Vad är skillnaden mellan vetenskapliga fakta och teori? Skillnaden är kan vara hårfin och är alltid avgörande.
Klimatforskaren Judith Curry har publicerat en fin text om vetenskap, skriven av Mario Livio. Jag hoppas att denna text bidrar till än fler läsare av Currys välskrivna blogg och av boken Brilliant Blunders.
Science consists of facts and theories. Facts and theories are born in different ways and are judged by different standards. Facts are supposed to be true or false. They are discovered by observers or experimenters. A scientist who claims to have discovered a fact that turns out to be wrong is judged harshly. One wrong fact is enough to ruin a career.
Theories have an entirely different status. They are free creations of the human mind, intended to describe our understanding of nature. Since our understanding is incomplete, theories are provisional. Theories are tools of understanding, and a tool does not need to be precisely true in order to be useful. Theories are supposed to be more-or-less true, with plenty of room for disagreement. A scientist who invents a theory that turns out to be wrong is judged leniently. Mistakes are tolerated, so long as the culprit is willing to correct them when nature proves them wrong.
Brilliant Blunders, by Mario Livio, is a lively account of five wrong theories proposed by five great scientists during the last two centuries. These examples give for nonexpert readers a good picture of the way science works. The inventor of a brilliant idea cannot tell whether it is right or wrong. Livio quotes the psychologist Daniel Kahneman describing how theories are born: “We can’t live in a state of perpetual doubt, so we make up the best story possible and we live as if the story were true.” A theory that began as a wild guess ends as a firm belief. Humans need beliefs in order to live, and great scientists are no exception. Great scientists produce right theories and wrong theories, and believe in them with equal conviction.
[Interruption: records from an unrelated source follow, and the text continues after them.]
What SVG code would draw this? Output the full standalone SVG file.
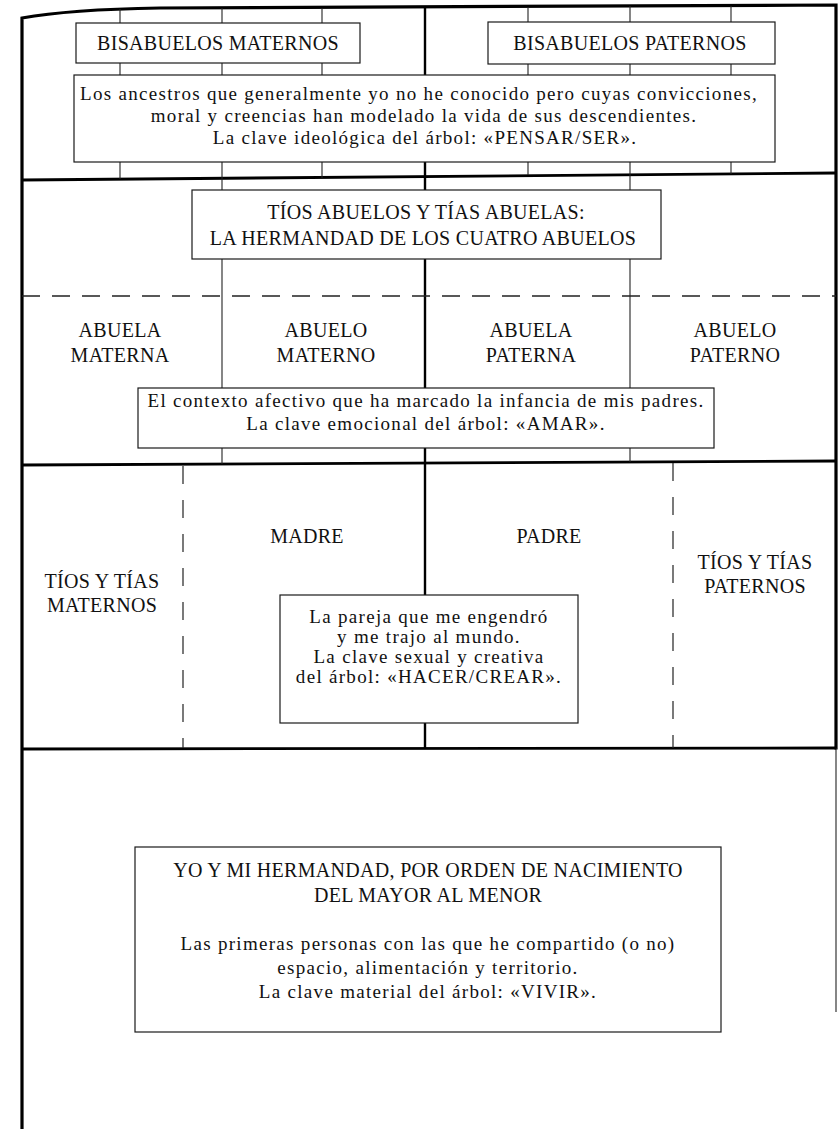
<svg xmlns="http://www.w3.org/2000/svg" width="838" height="1129" viewBox="0 0 838 1129">
<style>
.bg{fill:#fff}
.box{fill:#fff;stroke:#1a1a1a;stroke-width:1.2}
.caps{font-family:"Liberation Serif",serif;font-size:20px;letter-spacing:0.3px;fill:#111;text-anchor:middle}
.body{font-family:"Liberation Serif",serif;font-size:19px;letter-spacing:1.3px;fill:#111;text-anchor:middle}
.frame{stroke:#000;stroke-width:3.2;fill:none;stroke-linecap:square}
.sec{stroke:#000;stroke-width:2.8;fill:none}
.mid{stroke:#000;stroke-width:2.4}
.thin{stroke:#222;stroke-width:1.1}
.hdash{stroke:#222;stroke-width:1.3;stroke-dasharray:18 12}
.vdash{stroke:#222;stroke-width:1.2;stroke-dasharray:18 16}
</style>
<rect class="bg" x="0" y="0" width="838" height="1129"/>
<g id="connectors">
  <path class="frame" d="M22,1129 L22,18 C55,12 100,9 160,8 L836,5 L836,748"/>
  <line class="thin" x1="836" y1="748" x2="836" y2="1012"/>
  <path class="sec" d="M22,180 L836,173"/>
  <path class="sec" d="M22,465 L836,461"/>
  <path class="sec" d="M22,749 L836,748"/>
  <line class="mid" x1="425" y1="6" x2="425" y2="748"/>
  <line class="thin" x1="120" y1="9" x2="120" y2="179"/>
  <line class="thin" x1="222" y1="8" x2="222" y2="464"/>
  <line class="thin" x1="322" y1="8" x2="322" y2="178"/>
  <line class="thin" x1="528" y1="7" x2="528" y2="175"/>
  <line class="thin" x1="630" y1="6" x2="630" y2="462"/>
  <line class="thin" x1="731" y1="6" x2="731" y2="174"/>
  <line class="hdash" x1="22" y1="296" x2="836" y2="296"/>
  <line class="vdash" x1="183" y1="466" x2="183" y2="748"/>
  <line class="vdash" x1="673" y1="463" x2="673" y2="748"/>
</g>
<g id="bisabuelos-maternos">
  <rect class="box" x="76" y="23" width="284" height="40"/>
  <text class="caps" x="218" y="50">BISABUELOS MATERNOS</text>
</g>
<g id="bisabuelos-paternos">
  <rect class="box" x="488" y="22" width="287" height="42"/>
  <text class="caps" x="630" y="50">BISABUELOS PATERNOS</text>
</g>
<g id="ancestros">
  <rect class="box" x="74" y="75" width="701" height="87"/>
  <text class="body" x="419" y="100">Los ancestros que generalmente yo no he conocido pero cuyas convicciones,</text>
  <text class="body" x="424" y="122">moral y creencias han modelado la vida de sus descendientes.</text>
  <text class="body" x="425" y="144">La clave ideológica del árbol: «PENSAR/SER».</text>
</g>
<g id="tios-abuelos">
  <rect class="box" x="192" y="190" width="469" height="69"/>
  <text class="caps" x="426" y="219">TÍOS ABUELOS Y TÍAS ABUELAS:</text>
  <text class="caps" x="423" y="245">LA HERMANDAD DE LOS CUATRO ABUELOS</text>
</g>
<g id="abuela-materna">
  <text class="caps" x="120" y="337">ABUELA</text>
  <text class="caps" x="120" y="362">MATERNA</text>
</g>
<g id="abuelo-materno">
  <text class="caps" x="326" y="337">ABUELO</text>
  <text class="caps" x="326" y="362">MATERNO</text>
</g>
<g id="abuela-paterna">
  <text class="caps" x="531" y="337">ABUELA</text>
  <text class="caps" x="531" y="362">PATERNA</text>
</g>
<g id="abuelo-paterno">
  <text class="caps" x="735" y="337">ABUELO</text>
  <text class="caps" x="735" y="362">PATERNO</text>
</g>
<g id="contexto">
  <rect class="box" x="138" y="388" width="576" height="60"/>
  <text class="body" x="426" y="407">El contexto afectivo que ha marcado la infancia de mis padres.</text>
  <text class="body" x="426" y="430">La clave emocional del árbol: «AMAR».</text>
</g>
<g id="tios-maternos">
  <text class="caps" x="102" y="588">TÍOS Y TÍAS</text>
  <text class="caps" x="102" y="612">MATERNOS</text>
</g>
<g id="madre">
  <text class="caps" x="307" y="543">MADRE</text>
</g>
<g id="padre">
  <text class="caps" x="549" y="543">PADRE</text>
</g>
<g id="tios-paternos">
  <text class="caps" x="755" y="569">TÍOS Y TÍAS</text>
  <text class="caps" x="755" y="593">PATERNOS</text>
</g>
<g id="pareja">
  <rect class="box" x="280" y="595" width="298" height="128"/>
  <text class="body" x="429" y="623">La pareja que me engendró</text>
  <text class="body" x="429" y="643">y me trajo al mundo.</text>
  <text class="body" x="429" y="663">La clave sexual y creativa</text>
  <text class="body" x="429" y="683">del árbol: «HACER/CREAR».</text>
</g>
<g id="hermandad">
  <rect class="box" x="135" y="847" width="586" height="185"/>
  <text class="caps" x="428" y="877">YO Y MI HERMANDAD, POR ORDEN DE NACIMIENTO</text>
  <text class="caps" x="428" y="902">DEL MAYOR AL MENOR</text>
  <text class="body" x="428" y="950">Las primeras personas con las que he compartido (o no)</text>
  <text class="body" x="428" y="974">espacio, alimentación y territorio.</text>
  <text class="body" x="428" y="998">La clave material del árbol: «VIVIR».</text>
</g>
</svg>
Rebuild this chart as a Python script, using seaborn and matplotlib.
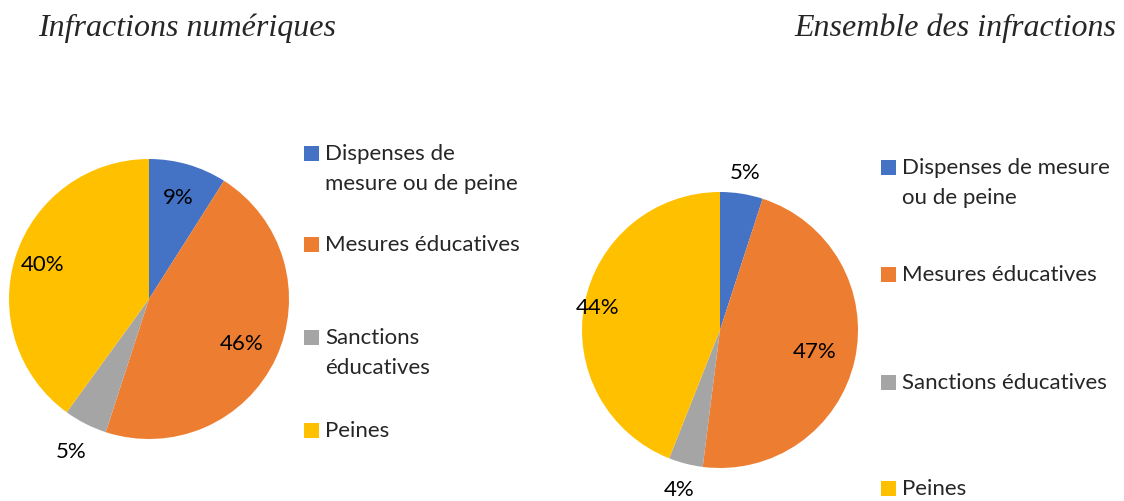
import matplotlib
matplotlib.use("Agg")
import matplotlib.pyplot as plt
import numpy as np
import seaborn as sns
from matplotlib.patches import Rectangle
from matplotlib.transforms import Bbox, TransformedBbox

categories = ["Dispenses de mesure ou de peine", "Mesures éducatives",
              "Sanctions éducatives", "Peines"]
numeriques = [9, 46, 5, 40]
ensemble = [5, 47, 4, 44]
colors = ["#4472C4", "#ED7D31", "#A5A5A5", "#FFC000"]

# legend text as wrapped by the original layout
legend_num = ["Dispenses de\nmesure ou de peine", "Mesures éducatives",
              "Sanctions\néducatives", "Peines"]
legend_ens = ["Dispenses de mesure\nou de peine", "Mesures éducatives",
              "Sanctions éducatives", "Peines"]

W, H = 1124, 502


def px_axes(fig, x0, y0, x1, y1):
    return fig.add_axes([x0 / W, 1 - y1 / H, (x1 - x0) / W, (y1 - y0) / H])


def draw_pie(ax, values, label_r):
    wedges, _ = ax.pie(values, colors=colors, startangle=90, counterclock=False,
                       wedgeprops=dict(linewidth=0))
    for w, v, r in zip(wedges, values, label_r):
        ang = np.deg2rad((w.theta1 + w.theta2) / 2)
        ax.text(r * np.cos(ang), r * np.sin(ang), f"{v}%", ha="center", va="center",
                fontsize=16, color="#000000", clip_on=False)
    ax.set_xlim(-1, 1)
    ax.set_ylim(-1, 1)
    ax.set_aspect("equal")
    ax.axis("off")
    return wedges


def draw_legend(fig, wedges, labels, x_sq, ys, clip_x=None):
    for w, lab, y in zip(wedges, labels, ys):
        fig.add_artist(Rectangle((x_sq / W, 1 - (y + 8) / H), 15 / W, 15 / H,
                                 transform=fig.transFigure,
                                 facecolor=w.get_facecolor(), edgecolor="none"))
        t = fig.text((x_sq + 21) / W, 1 - (y - 10) / H, lab, ha="left", va="top",
                     fontsize=16, linespacing=1.6)
        if clip_x is not None:
            t.set_clip_box(TransformedBbox(Bbox.from_extents(0, 0, clip_x / W, 1),
                                           fig.transFigure))
            t.set_clip_on(True)


sns.set_style("white")
plt.rcParams["font.family"] = ["Lato", "DejaVu Sans"]

fig = plt.figure(figsize=(W / 100, H / 100), dpi=100)

ax1 = px_axes(fig, 9, 160, 289, 440)
w1 = draw_pie(ax1, numeriques, [0.76, 0.73, 1.22, 0.8])
ax2 = px_axes(fig, 582, 193, 858, 469)
w2 = draw_pie(ax2, ensemble, [1.16, 0.7, 1.19, 0.9])

draw_legend(fig, w1, legend_num, 304, [154, 245, 338, 431], clip_x=530)
draw_legend(fig, w2, legend_ens, 881, [168, 275, 383, 489])

title_font = dict(family="Liberation Serif", style="italic", fontsize=23)
fig.text(38 / W, 1 - 28 / H, "Infractions numériques", ha="left", va="center", **title_font)
fig.text(1116 / W, 1 - 28 / H, "Ensemble des infractions", ha="right", va="center", **title_font)

fig.savefig("out.png", dpi=100, facecolor="white")
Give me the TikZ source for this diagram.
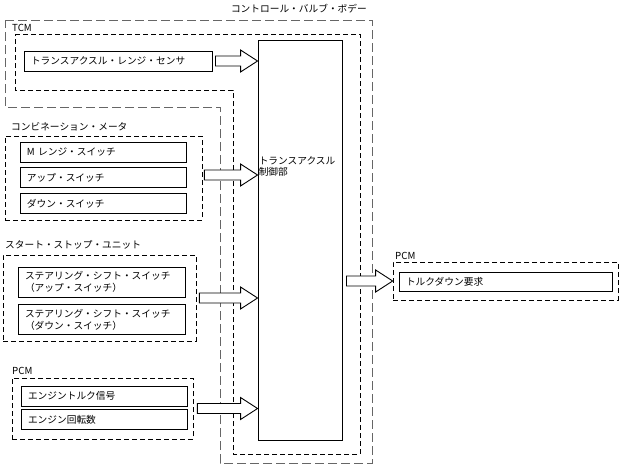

The essential point of Livio’s book is to show the passionate pursuit of wrong theories as a part of the normal development of science. Science is not concerned only with things that we understand. The most exciting and creative parts of science are concerned with things that we are still struggling to understand. Wrong theories are not an impediment to the progress of science. They are a central part of the struggle.
The five chief characters in Livio’s drama are Charles Darwin, William Thomson (Lord Kelvin), Linus Pauling, Fred Hoyle, and Albert Einstein. Each of them made major contributions to the understanding of nature, and each believed firmly in a theory that turned out to be wrong. Each of these examples shows in a different way how wrong ideas can be helpful or unhelpful to the search for truth. No matter whether wrong ideas are helpful or unhelpful, they are in any case unavoidable. Science is a risky enterprise, like other human enterprises such as business and politics and warfare and marriage. The more brilliant the enterprise, the greater the risks. Every scientific revolution requires a shift from one way of thinking to another. The pioneer who leads the shift has an imperfect grasp of the new way of thinking and cannot foresee its consequences. Wrong ideas and false trails are part of the landscape to be explored.
The chief difference betwen science and other human enterprises such as warfare and politics is that brilliant blunders in science are less costly. Hannibal’s brilliant crossing of the Alps to invade Italy from the north resulted in the ruin and total destruction of his homeland. Two thousand years later, the brilliant attack on Pearl Harbor cost the Japanese emperor his empire. Even the worst scientific blunders do not do so much damage.
In my own life as a scientist, there was one occasion when I felt that a deep secret of nature had been revealed to me. This was my personal brilliant blunder. As my mother taught me long ago, the key to enjoyment of any sport is to be a good loser.
In Livio’s list of brilliant blunderers, Darwin and Einstein were good losers, Kelvin and Pauling were not so good, and Hoyle was the worst. The greatest scientists are the best losers. That is one of the reasons why we love the game. As Einstein said, God is sophisticated but not malicious. Nature never loses, and she plays fair.